Banned from the Bench?
Bernard Siegan, says People for the American Way, is as bad as Robert Bork—only worse: "Siegan's views are extreme and exhibit no commitment to the protection of liberty and individual rights."
People for the American Way is lying. And it is lying in a way that is dangerous to the individual liberties and independent judiciary it claims to support.
Siegan, a University of San Diego law professor, was nominated to the Ninth Circuit Court of Appeals over a year ago. Since then, apparently deliberate delays by his opponents have kept the Senate from voting on his nomination.
The debate over Siegan shows how debased the judicial nomination process has become—and how reluctant both Congress and lobbying groups are to make fine distinctions.
For starters, Siegan is not another Robert Bork. True, he believes that applying the intent of the Framers and a strict constructionist approach to the Constitution "is most consistent with the notion that justice demands the rule of law and not of individuals."
But in defeating Bork, the Senate voted down a judge who would grant legislators more power over individuals. Siegan, on the other hand, would limit lawmakers' most cherished privilege—the ability to restrict, control, and outlaw individuals' economic choices.
And, while opponents nitpick about his esoteric approaches to such cases as Brown v. Board of Education, what they're really worried about are Siegan's economic views. These views make Siegan "not a judicial conservative but an ideologue of the right," says Harvard professor Laurence Tribe, a noted ideologue of the left. (Interestingly, Tribe's colleague Alan Dershowitz—the nation's leading civil liberties attorney—strongly backs Siegan.) Siegan's belief that the Constitution protects economic rights takes him "into the realm of the bizarre," says Mary D. Nichols of People For.

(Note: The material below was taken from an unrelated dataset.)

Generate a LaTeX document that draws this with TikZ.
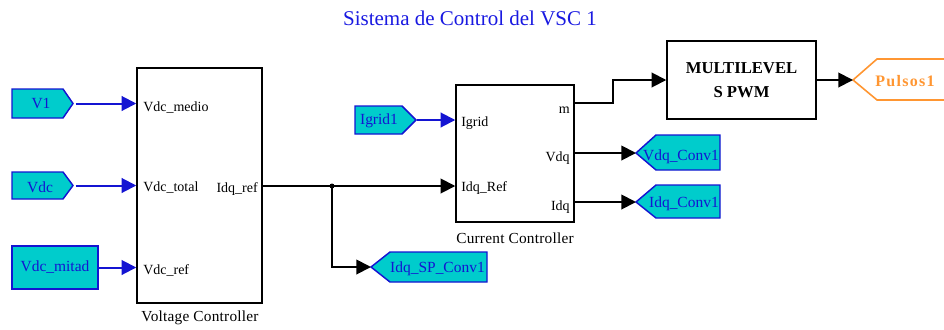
\documentclass[tikz,border=0pt]{standalone}
\usepackage{fontspec}
\setmainfont{Liberation Serif}
\newfontfamily\spacedserif[LetterSpace=8]{Liberation Serif}
\newfontfamily\capserif[LetterSpace=1.5]{Liberation Serif}
\usetikzlibrary{arrows.meta}
\definecolor{tagfill}{RGB}{0,204,204}
\definecolor{tagblue}{RGB}{20,20,210}
\definecolor{titleblue}{RGB}{25,25,225}
\definecolor{pulsorange}{RGB}{255,150,50}
\begin{document}
\begin{tikzpicture}[x=0.75pt,y=-0.75pt,
 blk/.style={draw=black, line width=1.1pt, fill=white, inner sep=0pt, rectangle},
 tagshape/.style={draw=tagblue, fill=tagfill, line width=1.1pt, line join=miter},
 tagtext/.style={text=tagblue, font=\fontsize{11.6}{12}\selectfont, inner sep=0pt},
 port/.style={font=\fontsize{10.5}{11}\selectfont, inner sep=0pt},
 caption/.style={font=\capserif\fontsize{11.5}{12}\selectfont, inner sep=0pt},
 bwire/.style={draw=tagblue, line width=1.5pt, -{Triangle[length=11pt,width=11pt]}},
 kwire/.style={draw=black, line width=1.4pt, -{Triangle[length=11pt,width=11pt]}},
]
\useasboundingbox (0,0) rectangle (944,329);

% title
\node[text=titleblue, font=\fontsize{15.75}{17}\selectfont, inner sep=0pt] (title) at (470,18) {Sistema de Control del VSC 1};

% blocks
\node[blk, minimum width=93.75pt, minimum height=176.25pt] (vc) at (199.5,185.5) {};
\node[blk, minimum width=88.5pt, minimum height=102.75pt] (cc) at (515,153.5) {};
\node[blk, minimum width=111.75pt, minimum height=58.5pt, align=center,
      font=\fontsize{12.5}{18}\bfseries\selectfont] (ms) at (741.5,80) {MULTILEVEL\\S PWM};

% port labels
\node[port, anchor=west] (p1) at (143,108) {Vdc\_medio};
\node[port, anchor=west] (p2) at (143,188) {Vdc\_total};
\node[port, anchor=west] (p3) at (143,270) {Vdc\_ref};
\node[port, anchor=east] (p4) at (258,189) {Idq\_ref};
\node[port, anchor=west] (p5) at (461,123) {Igrid};
\node[port, anchor=west] (p6) at (461,188) {Idq\_Ref};
\node[port, anchor=east] (p7) at (570,110) {m};
\node[port, anchor=east] (p8) at (570,158) {Vdq};
\node[port, anchor=east] (p9) at (570,207) {Idq};

% captions
\node[caption] (vccap) at (200,318) {Voltage Controller};
\node[caption] (cccap) at (515,238) {Current Controller};

% input tags
\draw[tagshape] (12,89) -- (63,89) -- (73,103.5) -- (63,118) -- (12,118) -- cycle;
\node[tagtext] (v1) at (41,104) {V1};
\coordinate (v1tip) at (73,103.5);
\draw[tagshape] (12,172) -- (63,172) -- (73,185.5) -- (63,199) -- (12,199) -- cycle;
\node[tagtext] (vdc) at (40,187) {Vdc};
\coordinate (vdctip) at (73,185.5);
\node[tagshape, tagtext, draw=tagblue, minimum width=64.5pt, minimum height=32.25pt] (mitad) at (55,267.5) {Vdc\_mitad};
\draw[tagshape] (355,106) -- (402,106) -- (416,120) -- (402,134) -- (355,134) -- cycle;
\node[tagtext] (igrid) at (379,121) {Igrid1};
\coordinate (igtip) at (416,120);

% output tags
\draw[tagshape] (371,267) -- (390,252) -- (487,252) -- (487,282) -- (390,282) -- cycle;
\node[tagtext, anchor=east] (idqsp) at (485,269) {Idq\_SP\_Conv1};
\coordinate (sptip) at (371,267);
\draw[tagshape] (636,153) -- (656,135) -- (720,135) -- (720,170) -- (656,170) -- cycle;
\node[tagtext, anchor=east] (vdqc) at (719,157) {Vdq\_Conv1};
\coordinate (vdqtip) at (636,153);
\draw[tagshape] (636,202) -- (656,185) -- (720,185) -- (720,218) -- (656,218) -- cycle;
\node[tagtext, anchor=east] (idqc) at (719,204) {Idq\_Conv1};
\coordinate (idqtip) at (636,202);
\draw[draw=pulsorange, line width=1.2pt, line join=miter] (946,59) -- (877,59) -- (853,80) -- (877,100) -- (946,100);
\node[text=pulsorange, font=\spacedserif\bfseries\fontsize{12}{13}\selectfont, inner sep=0pt] (puls) at (905,81) {Pulsos1};
\coordinate (ptip) at (853,80);

% connectors
\draw[bwire, shorten <=2pt] (v1tip) -- (v1tip -| vc.west);
\draw[bwire, shorten <=2pt] (vdctip) -- (vdctip -| vc.west);
\draw[bwire] (mitad.east) -- (mitad.east -| vc.west);
\draw[bwire, shorten <=1pt] (igtip) -- (igtip -| cc.west);

\coordinate (vcout) at (vc.east |- 0,186);
\coordinate (jn) at (332,186);
\draw[kwire] (vcout) -- (vcout -| cc.west);
\fill (jn) circle (2.5);
\draw[kwire] (jn) |- (sptip);

\coordinate (mout) at (cc.east |- 0,103);
\draw[kwire] (mout) -- ++(38,0) |- (ms.west);
\draw[kwire] (vdqtip -| cc.east) -- (vdqtip);
\draw[kwire] (idqtip -| cc.east) -- (idqtip);
\draw[kwire] (ms.east) -- (ptip);
\end{tikzpicture}
\end{document}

What are these weirdo views? "A judicial system more concerned to protect the power of government than the freedom of the individual has lost its mission under the Constitution," writes Siegan in his 1980 book, Economic Liberties and the Constitution. "In a society that extols private property and private enterprise, those who engage in economic activities in reliance on existing laws are entitled to be secure against arbitrary and confiscatory government actions." The Constitution's guarantee of due process and ban on laws "impairing the obligation of contracts," he believes, should invalidate, or at least restrict, a host of economic regulations—from zoning restrictions to the minimum wage.
These are controversial views. But Siegan is by no means the only legal scholar to subscribe to them, in one form or another. Nor would he be the only judge to have criticized court decisions that eroded economic rights.
His opponents are trying to stifle intellectual debate about the meaning of the Constitution. Siegan is a professor, whose writings reflect the theoretical work proper to the academy. But, his opponents imply, some legal theories are verboten—no matter how carefully argued or backed by evidence. "The Supreme Court has held to the contrary" is People For's favorite litany.
Unlike professors, appeals court judges are supposed to follow precedent—and Siegan has said that he will. If he strays, his rulings will be overturned or, more likely, he will find himself a minority of one in his own court.
But we have to wonder, since People For believes so strongly in the Supreme Court's infallibility, how that group would react to a scholar who decried the Hardwick decision, which upheld Georgia's sodomy statute. Or, in an earlier era, Plessy v. Ferguson—a landmark vote to support a law that infringed freedom of contract by forcing railroads to segregate passenger cars, regardless of what they or their customers wanted.
Siegan, says People For, "urges more stringent protection for property rights than individual liberties." This is a false dichotomy. Acting as if property rights were held by buildings rather than individuals is like saying freedom of the press belongs to the machines that do the printing. Life, liberty, and property—as the Constitution twice refers to basic rights—are intertwined. Judges who believe in protecting all three should not be banned from the bench.